Кроме того, страшно жаль было оставить Федора Михайловича без стенографической помощи, раз уж он к ней приспособился, тем более что среди учеников и учениц Ольхина (кроме двух, уже имевших постоянную работу) я не знала, кто бы меня мог вполне заменить и по скорости письма, и по аккуратности в достатке продиктованного.
Все эти мысли мелькали в моей голове, и я чувствовала себя очень тревожно.
Наступило воскресенье, 6 ноября. В этот день я собралась поехать поздравить мою крестную мать с днем ее ангела. Я не была с нею близка и посещала ее лишь в торжественные дни. Сегодня у ней предполагалось много гостей, и я рассчитывала рассеять не покидавшее меня эти дни гнетущее настроение. Она жила далеко, у Аларчина моста, и я собралась к ней засветло. Пока послали за извозчиком, я села поиграть на фортепьяно и, за звуками музыки, не расслышала звонка. Чьи-то мужские шаги привлекли мое внимание, я оглянулась и, к большому моему удивлению и радости, увидела входившего Федора Михайловича. Он имел робкий и как бы сконфуженный вид. Я пошла к нему навстречу.
— Знаете, Анна Григорьевна, что я сделал? — сказал Федор Михайлович, крепко пожимая мне руку. — Все эти дни я очень скучал, а сегодня с утра раздумывал, поехать мне к вам или нет? Будет ли это удобно? Не покажется ли вам и вашей матушке странным столь скорый визит: был в четверг и являюсь в воскресенье! Решил ни за что не ехать к вам и, как видите, приехал!
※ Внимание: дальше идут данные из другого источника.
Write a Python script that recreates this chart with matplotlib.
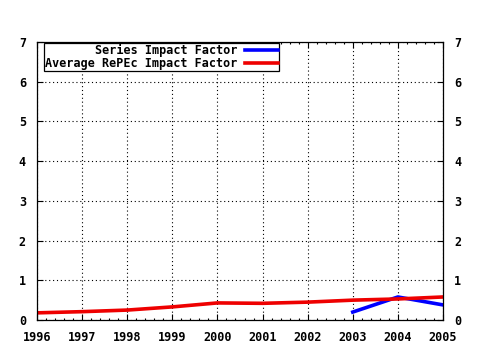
import matplotlib
matplotlib.use("Agg")
from matplotlib import pyplot as plt
from matplotlib.ticker import MultipleLocator, NullLocator

years = [1996, 1997, 1998, 1999, 2000, 2001, 2002, 2003, 2004, 2005]
avg_repec = [0.18, 0.21, 0.25, 0.33, 0.43, 0.42, 0.45, 0.50, 0.53, 0.58]
series_years = [2003, 2004, 2005]
series_if = [0.20, 0.58, 0.38]

plt.rcParams['font.family'] = 'DejaVu Sans Mono'
plt.rcParams['font.weight'] = 'bold'
plt.rcParams['font.size'] = 8.5

fig = plt.figure(figsize=(4.8, 3.5), dpi=100)
ax = fig.add_axes([37/480, 30/350, 406/480, 278/350])

ax.plot(series_years, series_if, color='#0000ff', linewidth=2.6, label='Series Impact Factor')
ax.plot(years, avg_repec, color='#ee0000', linewidth=2.6, label='Average RePEc Impact Factor')

ax.set_xlim(1996, 2005)
ax.set_ylim(0, 7)
ax.xaxis.set_major_locator(MultipleLocator(1))
ax.xaxis.set_minor_locator(MultipleLocator(0.2))
ax.yaxis.set_major_locator(MultipleLocator(1))
ax.yaxis.set_minor_locator(NullLocator())
ax.grid(True, which='major', color='black', linestyle=(0, (1, 2.5)), linewidth=0.8)
ax.tick_params(which='both', direction='in', top=True, right=True, labelright=True, color='black', width=0.8)
ax.tick_params(which='major', length=4, pad=8)
ax.tick_params(which='minor', length=1.5)
for s in ax.spines.values():
    s.set_linewidth(0.9)

leg = ax.legend(loc='upper left', markerfirst=False, frameon=True, fancybox=False,
                edgecolor='black', framealpha=1, borderpad=0.1, handlelength=2.8,
                labelspacing=0.0, borderaxespad=0, handletextpad=0.6,
                bbox_to_anchor=(7/406, 1 - 1/278))
leg.get_frame().set_linewidth(0.9)
for t in leg.get_texts():
    t.set_ha('right')
leg._legend_box.align = 'right'

fig.savefig('out.png', dpi=100)
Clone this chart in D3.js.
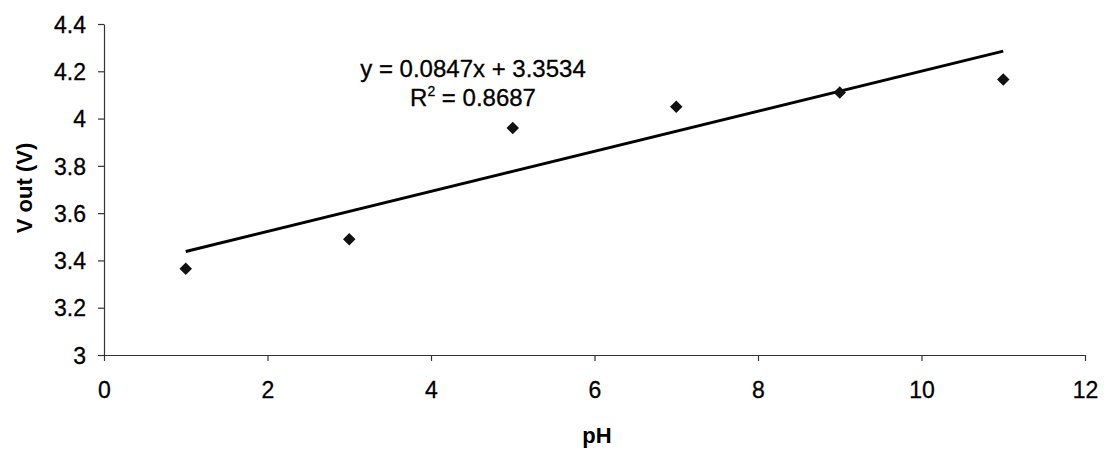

— Что вы, Федор Михайлович. Мама и я, мы всегда будем рады вас видеть у себя!
Несмотря на мои уверения, разговор наш не вязался. Я не могла победить моего тревожного настроения и только отвечала на вопросы Федора Михайловича, сама же почти ни о чем не спрашивала. Была и внешняя причина, которая меня смущала. Нашу большую залу, в которой мы теперь сидели, не успели протопить, и в ней было очень холодно.